RUPERT — Minidoka County schools gave laptops to all Minico High School seniors in December, which completes — a year early — a district goal of every high school student getting their own computer.
The Minidoka County School District gives each freshman student a laptop when they come to the school to enhance engagement and promote skills like problem solving and technological proficiency, said Ashley Johnson, who oversees educational technology for the district.
It costs the district $125,000 a year to buy the laptops each year for the freshmen, Superintendent Ken Cox said.
“I think it really shows we are committed to using technology as a tool in the classroom,” Johnson said.
Nearly 250 computers were taken from the middle schools and distributed to seniors at the high school.
The district has 4,300 students and more than 5,000 iPads, desktop and laptop computers.
Getting technology into students’ hands allows teachers to change their teaching methods so they are more effective, efficient and engaging. Teachers can receive real-time data to assess students and it allows teachers to provide students immediate feedback on assignments.
One example, Johnson said, is when English students create papers using Google docs and teachers give ongoing feedback as the writing progresses.
“This is just another tool that teachers can use in the classrooms,” Johnson said.

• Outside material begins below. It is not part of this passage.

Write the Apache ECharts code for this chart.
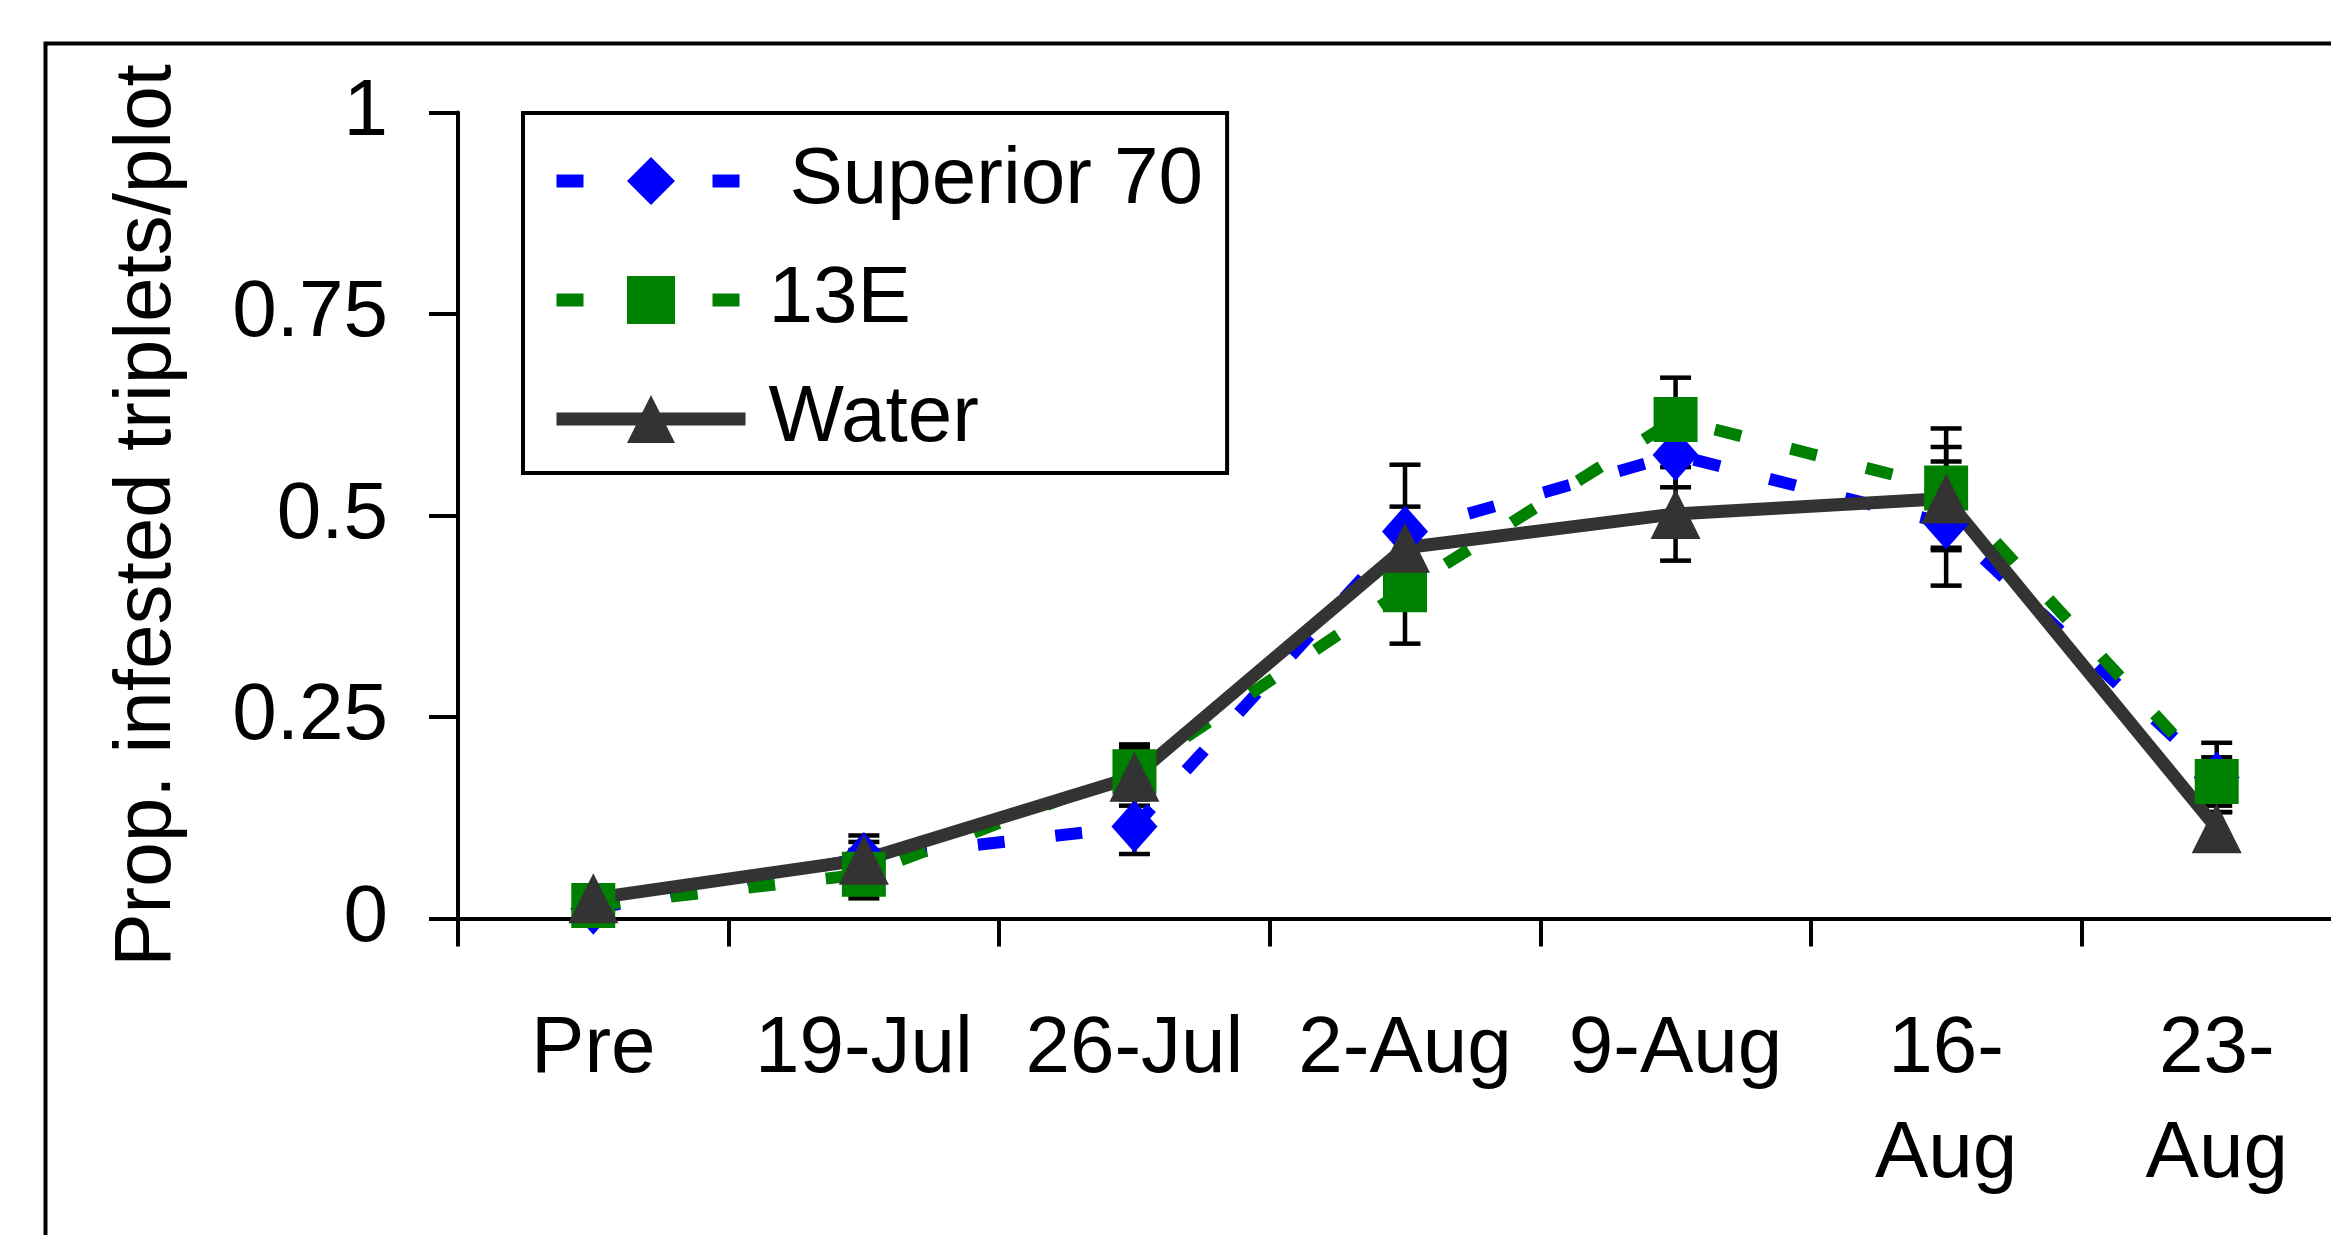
<!DOCTYPE html>
<html>
<head>
<meta charset="utf-8">
<script src="https://cdn.jsdelivr.net/npm/echarts@6/dist/echarts.min.js"></script>
<style>
html,body{margin:0;padding:0;background:#fff;}
#chart{width:2331px;height:1235px;}
</style>
</head>
<body>
<div id="chart"></div>
<script>
// ---- data ----
var categories = ['Pre', '19-Jul', '26-Jul', '2-Aug', '9-Aug', '16-\nAug', '23-\nAug'];
var yTicks = [0, 0.25, 0.5, 0.75, 1];
var superior70 = [0.012, 0.075, 0.114, 0.48, 0.575, 0.49, 0.175];
var superior70Err = [0, 0.02, 0.034, 0.083, 0.04, 0.077, 0.043];
var e13 = [0.016, 0.055, 0.182, 0.408, 0.619, 0.534, 0.17];
var e13Err = [0, 0.03, 0.034, 0.067, 0.052, 0.074, 0.03];
var water = [0.025, 0.073, 0.176, 0.46, 0.502, 0.521, 0.112];
var waterErr = [0, 0.03, 0.036, 0.051, 0.058, 0.064, 0.02];

var FONT = '"Liberation Sans", Arial, sans-serif';
var DASH = [27, 51];

function errData(vals, errs) {
  return vals.map(function (v, i) { return [i, v, errs[i]]; });
}
function errRender(params, api) {
  var x = api.value(0), y = api.value(1), e = api.value(2);
  if (!e) return null;
  var top = api.coord([x, y + e]);
  var bot = api.coord([x, y - e]);
  var hw = 15.5;
  var st = { stroke: '#000', lineWidth: 4.5, fill: null };
  return {
    type: 'group',
    children: [
      { type: 'line', shape: { x1: top[0], y1: top[1], x2: bot[0], y2: bot[1] }, style: st },
      { type: 'line', shape: { x1: top[0] - hw, y1: top[1], x2: top[0] + hw, y2: top[1] }, style: st },
      { type: 'line', shape: { x1: bot[0] - hw, y1: bot[1], x2: bot[0] + hw, y2: bot[1] }, style: st }
    ]
  };
}
function errSeries(vals, errs) {
  return {
    type: 'custom', silent: true, renderItem: errRender, clip: false,
    encode: { x: 0, y: 1 }, data: errData(vals, errs), z: 2
  };
}

var chart = echarts.init(document.getElementById('chart'), null, { renderer: 'canvas' });
chart.setOption({
  animation: false,
  backgroundColor: '#fff',
  graphic: [{
    type: 'rect', left: 43, top: 41, silent: true,
    shape: { width: 2400, height: 1300 },
    style: { fill: null, stroke: '#000', lineWidth: 4 }
  }],
  grid: { left: 458, width: 1894, top: 112.5, height: 806, containLabel: false, outerBoundsMode: 'none' },
  legend: {
    orient: 'vertical', left: 523, top: 113,
    padding: [23, 24, 9, 27], itemGap: 29, itemWidth: 189, itemHeight: 60,
    borderColor: '#000', borderWidth: 4, backgroundColor: '#fff',
    selectedMode: false,
    textStyle: { fontSize: 80, fontFamily: FONT, color: '#000', lineHeight: 80, padding: [10, 0, 0, 18] },
    data: [
      { name: 'Superior 70', textStyle: { padding: [10, 0, 0, 39] },
        lineStyle: { width: 13, color: '#0000FF', type: DASH } },
      { name: '13E', lineStyle: { width: 13, color: '#008000', type: DASH } },
      { name: 'Water', lineStyle: { width: 13, color: '#333333', type: 'solid' } }
    ]
  },
  xAxis: {
    type: 'category', data: categories, boundaryGap: true,
    axisLine: { show: true, lineStyle: { color: '#000', width: 4 } },
    axisTick: { show: true, inside: false, length: 28, alignWithLabel: false, lineStyle: { color: '#000', width: 4 } },
    axisLabel: { interval: 0, margin: 79, fontSize: 80, lineHeight: 105, fontFamily: FONT, color: '#000' },
    splitLine: { show: false }
  },
  yAxis: {
    type: 'value', min: yTicks[0], max: yTicks[yTicks.length - 1], interval: 0.25,
    name: 'Prop. infested triplets/plot', nameLocation: 'middle', nameGap: 270, nameRotate: 90,
    nameTextStyle: { fontSize: 80, fontFamily: FONT, color: '#000', lineHeight: 80 },
    axisLine: { show: true, lineStyle: { color: '#000', width: 4 } },
    axisTick: { show: true, inside: false, length: 29, lineStyle: { color: '#000', width: 4 } },
    axisLabel: { margin: 70, fontSize: 80, fontFamily: FONT, color: '#000' },
    splitLine: { show: false }
  },
  series: [
    errSeries(superior70, superior70Err),
    {
      name: 'Superior 70', type: 'line', data: superior70, z: 2,
      symbol: 'diamond', symbolSize: [46, 52],
      lineStyle: { color: '#0000FF', width: 12, type: DASH, cap: 'butt' },
      itemStyle: { color: '#0000FF', borderWidth: 0 }
    },
    errSeries(e13, e13Err),
    {
      name: '13E', type: 'line', data: e13, z: 2,
      symbol: 'rect', symbolSize: [44, 45],
      lineStyle: { color: '#008000', width: 12, type: DASH, cap: 'butt' },
      itemStyle: { color: '#008000', borderWidth: 0 }
    },
    errSeries(water, waterErr),
    {
      name: 'Water', type: 'line', data: water, z: 2,
      symbol: 'triangle', symbolSize: [50, 50],
      lineStyle: { color: '#333333', width: 13, type: 'solid' },
      itemStyle: { color: '#333333', borderWidth: 0 }
    }
  ]
});
</script>
</body>
</html>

In high school, the laptops are turned in by the students at the end of the school year to the tech department for maintenance and the same device is given back to the student each year.
Johnson said the district began the freshman program three years ago, but, this fall, officials realized that the seniors — representing one-quarter of the student population at the school — did not have laptops.
“The seniors became a priority,” she said.
Cox said it made sense to replace older laptops used in classrooms at the middle schools and give those older laptops to the seniors at the high school. The seniors will then keep the laptops after the school year.
The elementary and middle schools in the district, he said, have device carts that stay in the classrooms. All students in kindergarten through fifth grade are also assigned an iPad.
Several hundred devices are brought in each year and the older devices are rotated out of the classrooms.
It has been a priority for the district to get computers into the hands of all students as quickly as possible because of the mixed grade level classes at the high school, Johnson said.
“This means all students have the same access in class at the same time,” Cox said.
The district has steadily advanced with its technology initiative since Paul Elementary was selected as a pilot program in 2012 to provide iPads for every student. The school was completely rewired and devices purchased for each student along with other classroom equipment for teachers.
Minidoka County teachers have also undergone professional development to help them integrate technology and the devices into their curriculum.
All the classrooms in the district have uniform technology available for teachers including either a large screen television or projector and Apply TV that allows teachers to give presentations, show videos or demonstrations. Teachers also have a MacBook and iPad to help with instruction and planning. Many elementary teachers also have sound systems to amplify their voice so all students can clearly hear.
Cox said those things are all part of district classroom standards and they have to be met before other money is spent on technology.